T'aimer secrètement (un poème de Mihai Eminescu)

Publié le par Eminescu

T'aimer secrètement fut mon larcin,
Pour être à ton goût, car j'ai cru lire
En tes regards un éternel empire
De rêves voluptueux et assassins

Je n'en peux plus; ma flamme fond la cire
Du vain cachet qui cèle mon dessein;
Aussi veux-je brûler aux flammes de ton sein,
De l'âme qui me sait et me désire.

Mes lèvres et mes yeux de fièvre torturés
Les vois-tu donc, pour m'en guérir, ma reine,
Ma douce enfant aux longs cheveux dorés ?
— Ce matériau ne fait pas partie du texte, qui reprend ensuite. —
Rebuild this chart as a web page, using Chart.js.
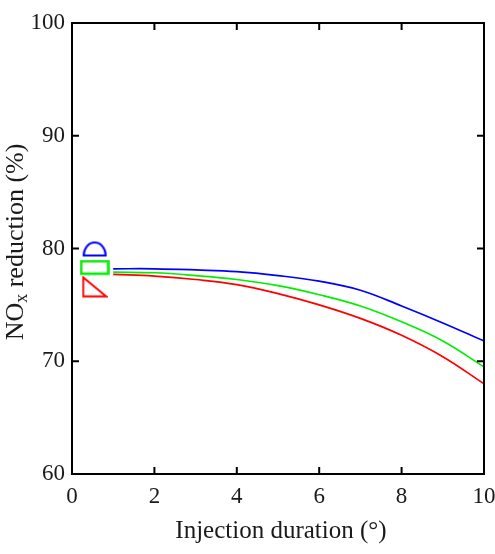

Tu rafraîchis mon front de ton haleine,
Et ton sourire enivre ma pensée.
Ô viens contre mon coeur... ôte ma peine.

 

 

         Le Romantisme réussit la prouesse de chanter les désirs sans user d'un seul mot déplacé. On ressent ici les envie d'un homme - tout n'est que "flamme", "feu" ou "fièvre", les interrogations, l'invitation finale sont impérieuses  -, une pulsion, dirais-je, qui ne demande qu'à être assouvie; et le poète n'est jamais vulgaire. Il y a du Musset dans la sensualité du vers, dans l'évocation même de la femme aimée, cette "douce enfant aux cheveux dorés". Il y a du Baudelaire dans la noirceur, la cruauté des sentiments; il est question ici de "rêves voluptueux et assassins", de lèvres et d'yeux "de fièvre torturés". Mais Eminescu est plus profond que le premier et possède un goût plus sûr que le second: il ne sombre ni dans la perversion ni dans le sadisme qui accompagnent le poète maudit.

         Mais il pourrait surtout faire réfléchir les auteurs et cinéastes d'aujourd'hui et leur inspirer la nostalgie d'une époque révolue. Nos contemporains s'ingénient à raconter ou représenter des histoires d'amour dont le klimax est toujours une partie de jambes en l'air. Le plaisir charnel à son proxysme, l'orgasme, résume toute notre transcendance. L'image qui nous vient à l'esprit, quand on veut illustrer cette esthétique, c'est cette scène du Titanic où Jack se fait Rose derrière les vitres embuées d'une calèche. Vulgaire, voire ridicule. Les poètes romantiques faisaient tenir le moment fort de leur oeuvre dans la pureté d'un sentiment qui précède une union, union qui n'aura jamais lieu, qui comme ici n'est pas exprimée. On est en-deçà de tous rapports charnels. Mais on a voulu, afin de choquer le bourgeois, donner dans la subversion - et autres foutaises -, approcher de cet instant fatidique où l'idéalisation s'évanouit; on en est arrivé à la révolution sexuelle et tout a gravité autour de l'étreinte et des parties génitales. La poésie avait vécu.

        Ainsi on ne peut que ce plonger avec délice en cette fin du XIXe siècle, dans ce Romantisme mourant du grand Mihai, et profiter de ses évocations d'un désir suggéré.